Retype nothing but the lines from the start of the material up to and including the line with "from bokeh.core.properties import value". Pictures don't belong in the copy.
** Start of Records supplied **
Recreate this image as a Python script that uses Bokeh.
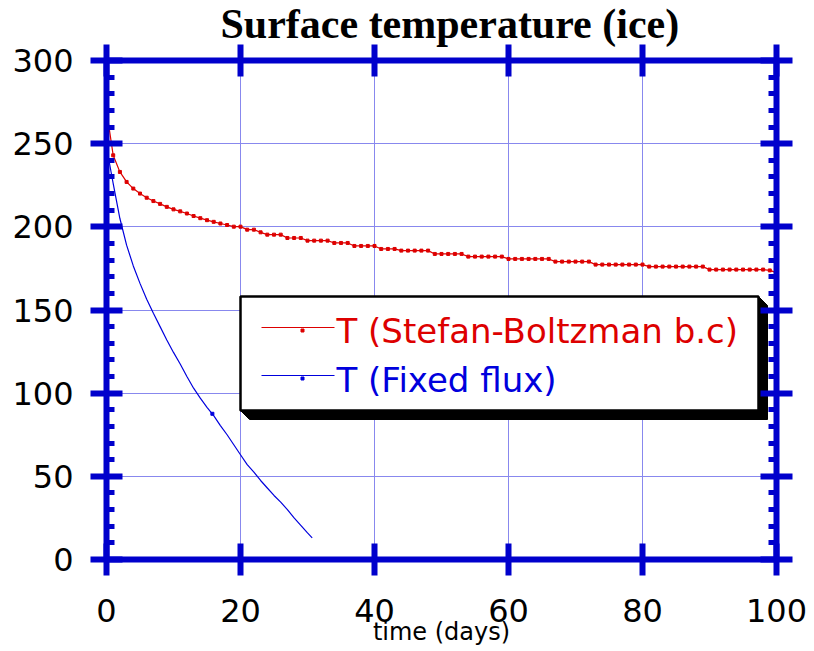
from bokeh.plotting import figure
from bokeh.models import LinearAxis, Range1d, FixedTicker, Grid, Title
from bokeh.embed import file_html
from bokeh.resources import INLINE
from bokeh.core.properties import value

# ---------------- data ----------------
title_text = "Surface temperature (ice)"
x_label_text = "time (days)"
x_ticks = [0, 20, 40, 60, 80, 100]
y_ticks = [0, 50, 100, 150, 200, 250, 300]
y_minor_ticks = [10, 20, 30, 40, 60, 70, 80, 90, 110, 120, 130, 140,
                 160, 170, 180, 190, 210, 220, 230, 240, 260, 270, 280, 290]
series_names = ["T (Stefan-Boltzman b.c)", "T (Fixed flux)"]

red_days = [0, 1, 2, 3, 4, 5, 6, 7, 8, 9, 10, 11, 12, 13, 14, 15, 16, 17, 18, 19,
            20, 21, 22, 23, 24, 25, 26, 27, 28, 29, 30, 31, 32, 33, 34, 35, 36, 37, 38, 39,
            40, 41, 42, 43, 44, 45, 46, 47, 48, 49, 50, 51, 52, 53, 54, 55, 56, 57, 58, 59,
            60, 61, 62, 63, 64, 65, 66, 67, 68, 69, 70, 71, 72, 73, 74, 75, 76, 77, 78, 79,
            80, 81, 82, 83, 84, 85, 86, 87, 88, 89, 90, 91, 92, 93, 94, 95, 96, 97, 98, 99, 100]
red_temp = [270, 243, 233, 227, 223, 220, 217.5, 215.5, 213.8, 212,
            210.5, 209.3, 208, 206.5, 205.2, 204, 203, 202, 201.1, 200.1,
            200.1, 198.3, 198.3, 196.7, 195.3, 195.3, 195.3, 193.3, 193.3, 193.3,
            191.7, 191.7, 191.7, 191.7, 190.3, 190.3, 190.3, 188.5, 188.5, 188.5,
            188.5, 186.7, 186.7, 186.7, 185.7, 185.7, 185.7, 185.7, 185.7, 183.7,
            183.7, 183.7, 183.7, 183.7, 182.1, 182.1, 182.1, 182.1, 182.1, 182.1,
            180.7, 180.7, 180.7, 180.7, 180.7, 180.7, 180.7, 179.1, 179.1, 179.1,
            179.1, 179.1, 179.1, 177.3, 177.3, 177.3, 177.3, 177.3, 177.3, 177.3,
            177.3, 176.1, 176.1, 176.1, 176.1, 176.1, 176.1, 176.1, 176.1, 176.1,
            174.3, 174.3, 174.3, 174.3, 174.3, 174.3, 174.3, 174.3, 174.3, 173.8, 172.5]

blue_days = [0, 1, 2, 3, 4, 5, 6, 7, 8, 9, 10, 11, 12, 13, 14, 15, 16, 17, 18, 19,
             20, 21, 22, 23, 24, 25, 26, 27, 28, 29, 30, 30.7]
blue_temp = [248, 226, 205, 189, 176.5, 166, 156.5, 148, 140, 132,
             124.5, 117.5, 110, 103, 97, 91.5, 86.5, 80.5, 75, 69,
             63, 57, 52.5, 47.5, 43, 38.5, 34.5, 30, 25, 20.5, 16, 13]
blue_mark_days = [15.8]
blue_mark_temp = [87.6]

# ---------------- style ----------------
AX = "#0000CC"
RED = "#DD0000"
BLUE = "#0000DD"
GRID = "#8888EE"
FONT = "DejaVu Sans"

W, H = 814, 651
FL, FR, FT, FB = 106, 776, 60, 559   # frame edges in pixels


def dx(px):
    return (px - FL) / (FR - FL) * (x_ticks[-1] - x_ticks[0]) + x_ticks[0]


def dy(py):
    return (FB - py) / (FB - FT) * (y_ticks[-1] - y_ticks[0]) + y_ticks[0]


p = figure(width=W, height=H, x_range=Range1d(0, 100), y_range=Range1d(0, 300),
           output_backend="svg", toolbar_location=None, title=None,
           x_axis_location=None, y_axis_location=None,
           min_border_left=FL, min_border_right=W - FR,
           min_border_top=FT, min_border_bottom=H - FB)
p.outline_line_color = None
p.background_fill_color = "white"
p.border_fill_color = "white"

xt = FixedTicker(ticks=x_ticks)
yt = FixedTicker(ticks=y_ticks, minor_ticks=y_minor_ticks)

p.add_layout(Grid(dimension=0, ticker=xt, grid_line_color=GRID, grid_line_width=1))
p.add_layout(Grid(dimension=1, ticker=yt, grid_line_color=GRID, grid_line_width=1))


def make_axis(ticker, labels, minor):
    ax = LinearAxis(ticker=ticker)
    ax.axis_line_color = AX
    ax.axis_line_width = 6
    ax.major_tick_line_color = AX
    ax.major_tick_line_width = 6
    ax.major_tick_in = 16
    ax.major_tick_out = 16
    if minor:
        ax.minor_tick_line_color = AX
        ax.minor_tick_line_width = 5
        ax.minor_tick_in = 8
        ax.minor_tick_out = 0
    else:
        ax.minor_tick_line_color = None
    if labels:
        ax.major_label_text_font = FONT
        ax.major_label_text_font_size = "32px"
        ax.major_label_text_color = "black"
    else:
        ax.major_label_text_font_size = "0px"
        ax.major_label_text_color = None
        ax.major_label_standoff = 0
    return ax


bottom = make_axis(xt, True, False)
bottom.major_label_standoff = 23
bottom.axis_label = x_label_text
bottom.axis_label_text_font = FONT
bottom.axis_label_text_font_size = "24px"
bottom.axis_label_text_font_style = "normal"
bottom.axis_label_text_color = "black"
bottom.axis_label_standoff = -7
left = make_axis(yt, True, True)
left.major_label_standoff = 17
top = make_axis(xt, False, False)
right = make_axis(yt, False, True)
p.add_layout(bottom, "below")
p.add_layout(left, "left")
p.add_layout(top, "above")
p.add_layout(right, "right")

p.add_layout(Title(text=title_text, text_font="Liberation Serif", text_font_style="bold",
                   text_font_size="42px", text_color="black", align="left",
                   offset=114, standoff=-4), "above")

# curves
p.line(red_days, red_temp, line_color=RED, line_width=1.2)
p.scatter(red_days, red_temp, marker="square", size=3, color=RED)
p.line(blue_days, blue_temp, line_color=BLUE, line_width=1.2)
p.scatter(blue_mark_days, blue_mark_temp, marker="square", size=3, color=BLUE)

# legend box with drop shadow
bl, br, bt, bb, off = 240, 758, 296, 410, 9
p.patch([dx(bl), dx(bl + off), dx(br + off), dx(br + off), dx(br)],
        [dy(bb), dy(bb + off), dy(bb + off), dy(bt + off), dy(bt)],
        fill_color="black", line_color="black", line_width=1)
p.quad(left=[dx(bl)], right=[dx(br)], top=[dy(bt)], bottom=[dy(bb)],
       fill_color="white", line_color="black", line_width=2.5)

leg_line_y = [327, 375]
p.segment(x0=[dx(261)] * 2, x1=[dx(334)] * 2,
          y0=[dy(v) for v in leg_line_y], y1=[dy(v) for v in leg_line_y],
          line_color=[RED, BLUE], line_width=1.2)
p.scatter([dx(302)] * 2, [dy(v + 3) for v in leg_line_y], marker="square", size=3,
          color=[RED, BLUE])
p.text(x=[dx(336)] * 2, y=[dy(330), dy(379)], text=series_names,
       text_color=[RED, BLUE], text_font=value(FONT), text_font_size="34px",
       text_baseline="alphabetic", text_align="left")

open("out.html", "w").write(file_html(p, INLINE))
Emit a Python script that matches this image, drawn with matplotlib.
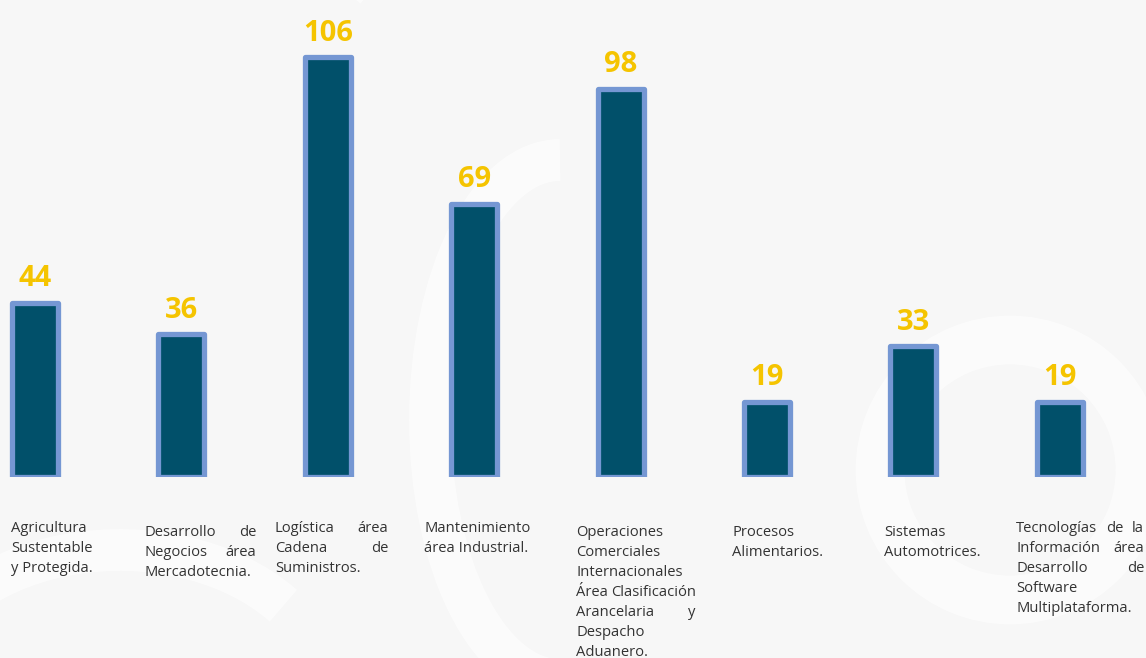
import matplotlib.pyplot as plt
from matplotlib.patches import Arc

categories = [
    "Agricultura\nSustentable\ny Protegida.",
    "Desarrollo de\nNegocios área\nMercadotecnia.",
    "Logística área\nCadena de\nSuministros.",
    "Mantenimiento\nárea Industrial.",
    "Operaciones\nComerciales\nInternacionales\nÁrea Clasificación\nArancelaria y\nDespacho\nAduanero.",
    "Procesos\nAlimentarios.",
    "Sistemas\nAutomotrices.",
    "Tecnologías de la\nInformación área\nDesarrollo de\nSoftware\nMultiplataforma.",
]
values = [44, 36, 106, 69, 98, 19, 33, 19]

W, H = 1146, 658
bg = "#f7f7f7"
fill = "#01506a"
edge = "#7597d3"
gold = "#f5c400"

fig = plt.figure(figsize=(W / 100, H / 100), dpi=100)
fig.patch.set_facecolor(bg)

# faint watermark arcs in the background
wm = fig.add_axes([0, 0, 1, 1])
wm.set_xlim(0, W)
wm.set_ylim(H, 0)
wm.axis("off")
wm.patch.set_alpha(0)
for (cx, cy, w, h, t1, t2, lw) in [
    (760, 60, 900, 420, 190, 360, 40),
    (560, 420, 260, 520, 90, 270, 30),
    (1010, 470, 260, 260, 0, 360, 35),
    (120, 700, 420, 300, 180, 330, 30),
]:
    wm.add_patch(Arc((cx, cy), w, h, theta1=t1, theta2=t2, color="white", lw=lw, alpha=0.6))

# bar axes mapped to pixel geometry
x0, step = 35, 146.4
base_px, px_per_unit = 477, 3.96
ax = fig.add_axes([0, (H - base_px) / H, 1, base_px / H])
ax.set_xlim(-x0 / step, (W - x0) / step)
ax.set_ylim(0, base_px / px_per_unit)
ax.axis("off")
ax.patch.set_alpha(0)

xs = list(range(len(values)))
bars = ax.bar(xs, values, width=0.314, color=fill, edgecolor=edge, linewidth=3.8)
for b in bars:
    b.set_joinstyle("round")
for x, v in zip(xs, values):
    ax.annotate(str(v), (x, v), xytext=(0, 12), textcoords="offset points",
                ha="center", va="baseline", color=gold, fontsize=21,
                fontweight="bold", family="Open Sans")

# justified labels below bars
boxes = [(11, 528, 94), (144, 532, 112), (275, 528, 113), (424, 528, 110),
         (576, 532, 119), (732, 532, 95), (884, 532, 100), (1016, 528, 128)]
renderer = fig.canvas.get_renderer()
tstyle = dict(fontsize=10.6, color="#333333", family="Open Sans", va="center", ha="left")


def px(x, y):
    return x / W, 1 - y / H


for label, (left, top, width) in zip(categories, boxes):
    lines = label.split("\n")
    for i, line in enumerate(lines):
        y = top + 20 * i
        words = line.split(" ")
        last = i == len(lines) - 1
        if last or len(words) == 1:
            fig.text(*px(left, y), line, **tstyle)
            continue
        items = [fig.text(*px(left, y), w, **tstyle) for w in words]
        widths = [t.get_window_extent(renderer).width for t in items]
        gap = max((width - sum(widths)) / (len(words) - 1), 3)
        cur = left
        for t, wd in zip(items, widths):
            t.set_position(px(cur, y))
            cur += wd + gap

fig.savefig("out.png", dpi=100, facecolor=bg)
** End of Records supplied **
▶ Result of the task:
Recreate this image as a Python script that uses Bokeh.
from bokeh.plotting import figure
from bokeh.models import LinearAxis, Range1d, FixedTicker, Grid, Title
from bokeh.embed import file_html
from bokeh.resources import INLINE
from bokeh.core.properties import value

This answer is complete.